Common wisdom, perhaps, but I have to point out that when Bicycle
Guide magazine did a blind test 15 years ago (give or take), and had
otherwise identical bikes built from every set of tubing in the line
(from Columbus, IIRC), suddenly all the "common wisdom" disappeared...
the reviewers who'd previously waxed eloquent on the relative and
obvious changes that resulted from changing one tube in a frame were
suddenly unable to distinguish any of the frames from each other. In
fact, when they summarized the overall impressions, the lowest-grade
(heaviest) tubing got more votes for the best riding frame.

The position (that frame material, especially subtle variations in the
same kind of material - make a big difference in ride quality) is one
that many on r.b.t. have challenged. Many have disagreed with these
challenges, but none has been able to come up with a plausible
mechanism that supports the contention that somehow a vertically
inflexible structure like the rear end of a bicycle can deflect enough
to make a significant difference when masked by the much, much larger
vertical compliance of the tires, rims, saddle, bars, stem and bar
tape.

Mark Hickey
Habanero Cycles
http://www.habcycles.com
Home of the $795 ti frame
  #10  
Old September 11th 06, 07:27 AM posted to rec.bicycles.tech
Artoi
external usenet poster
 
Posts: 818
Default Road Bike Geometry: Traditional vs. Comfort (eg. Trek 1000 vs. Trek Pilot 1.0)

In article ,
Steve Gravrock wrote:

On 2006-09-10, Artoi wrote:

[ Trek 1000 vs Pilot 1.0 ]

I really don't understand the practical difference in terms of riding
position b/n the two. Doesn't matter if the headset is higher than the
seat post and what angle the top tube is at, with the way how people
typically fit it, the seat is invariably significantly higher than the
handle bar. The top tube angle is almost irrelevant as it's the handle
bar level and seat height that determines that so called "comfort"
position.


You're right that the seat and handlebar position is what matters.
You're missing the effect that frame design has on the handlebar
position.

The Pilot and similar bikes have a sloping top tube because the head
tube is taller than usual relative to the top tube length and standover.
That, plus the long steerer that's normal on such bikes, means that the
handlebars can be set quite a bit higher.
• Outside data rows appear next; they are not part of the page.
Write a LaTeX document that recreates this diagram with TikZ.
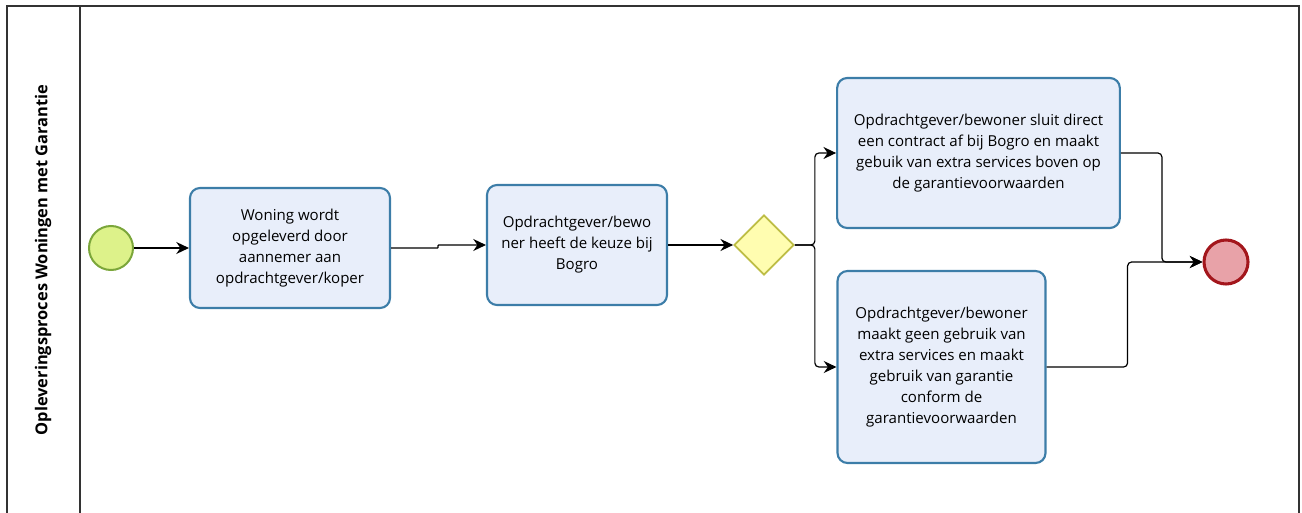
\documentclass[tikz,border=0pt]{standalone}
\usepackage{fontspec}
\setmainfont{Open Sans}
\usetikzlibrary{arrows.meta, shapes.geometric}
\definecolor{taskline}{HTML}{3C7DA8}
\definecolor{taskbg}{HTML}{E8EEFA}
\definecolor{startline}{HTML}{7BA63A}
\definecolor{startbg}{HTML}{DDF28A}
\definecolor{gateline}{HTML}{BDBD45}
\definecolor{gatebg}{HTML}{FFFDB0}
\definecolor{endline}{HTML}{A3161C}
\definecolor{endbg}{HTML}{E8A2A8}
\definecolor{frameline}{HTML}{333333}

\begin{document}
\begin{tikzpicture}[
    x=0.75pt, y=-0.75pt,
    font=\fontsize{11.3}{15.8}\selectfont,
    task/.style={draw=taskline, fill=taskbg, line width=1.6pt, rounded corners=7.5pt, align=center, inner sep=2pt},
    startev/.style={circle, draw=startline, fill=startbg, line width=1.5pt, minimum size=33pt, inner sep=0pt},
    endev/.style={circle, draw=endline, fill=endbg, line width=2.3pt, minimum size=33pt, inner sep=0pt},
    gate/.style={diamond, aspect=1, draw=gateline, fill=gatebg, line width=1.3pt, minimum size=45pt, inner sep=0pt},
    ar/.style={-{Stealth[length=9.5pt, width=9pt]}, black, line width=0.9pt, rounded corners=3pt}
  ]
    \useasboundingbox (0,0) rectangle (1302,513);
    % pool and lane header
    \draw[frameline, line width=1.3pt] (7,6) rectangle (1299,530);
    \draw[frameline, line width=1.3pt] (80,6) -- (80,530);
    \node[rotate=90, font=\fontsize{12.3}{14}\selectfont\bfseries] (title) at (43,260) {Opleveringsproces Woningen met Garantie};

    \node[startev] (start) at (111,248) {};
    \node[task, minimum width=150pt, minimum height=90pt] (t1) at (290,248)
      {Woning wordt\\opgeleverd door\\aannemer aan\\opdrachtgever/koper};
    \node[task, minimum width=135pt, minimum height=90pt] (t2) at (577,245)
      {Opdrachtgever/bewo\\ner heeft de keuze bij\\Bogro};
    \node[gate] (gw) at (764,245) {};
    \node[task, minimum width=212pt, minimum height=112.5pt] (t3) at (978.5,153)
      {Opdrachtgever/bewoner sluit direct\\een contract af bij Bogro en maakt\\gebuik van extra services boven op\\de garantievoorwaarden};
    \node[task, minimum width=156pt, minimum height=144pt] (t4) at (941.5,367)
      {Opdrachtgever/bewoner\\maakt geen gebruik van\\extra services en maakt\\gebruik van garantie\\conform de\\garantievoorwaarden};
    \node[endev] (end) at (1226,262) {};

    \draw[ar, rounded corners=0.5pt] (start) -- (t1);
    \draw[ar, rounded corners=0.5pt] (t1.east) -- ++(47,0) |- (t2.west);
    \draw[ar] (t2) -- (gw);
    \draw[ar] (gw.east) -- ++(20,0) |- (t3.west);
    \draw[ar] (gw.east) -- ++(20,0) |- (t4.west);
    \draw[ar] (t3.east) -- ++(41,0) |- (end.west);
    \draw[ar] (t4.east) -- ++(81,0) |- (end.west);
  \end{tikzpicture}
\end{document}
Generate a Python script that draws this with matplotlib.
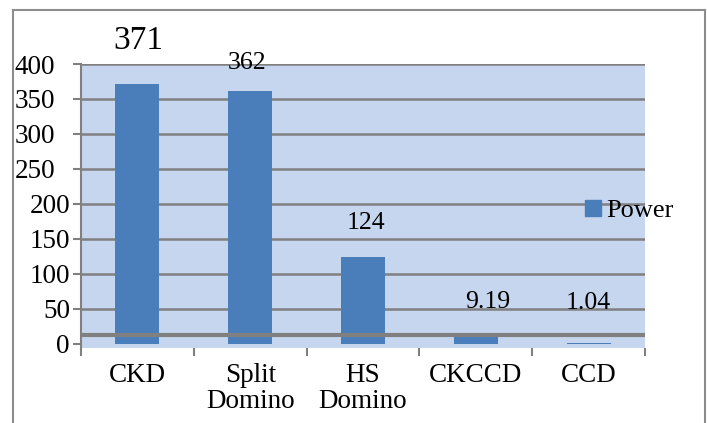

For instance, before I got my Pilot I used to ride an old Sekai. The two
bikes are similar in basic frame geometry: seat tube is within 1/4",
effective top tube is within 1/2", and standover is close enough that I
don't notice a difference.

For all that similarity, with the Sekai's quill stem at full extension,
the handlebars on the Pilot are about 3 inches higher. It might *just*
be possible to make up that difference with a really tall quill stem,
but as far as I know threadless stems with that kind of rise just don't
exist.

You're right that the top tube angle doesn't have any direct effect on
comfort. However, it is influenced by things that do.


Thanks for confirming it. At one stage I was guessing if the angled top
had some special magical mechanical characteristics.

In any case, I note that Bianchi seemed to be favour this so called
compact design. I quite like it. Just need a longer seat post.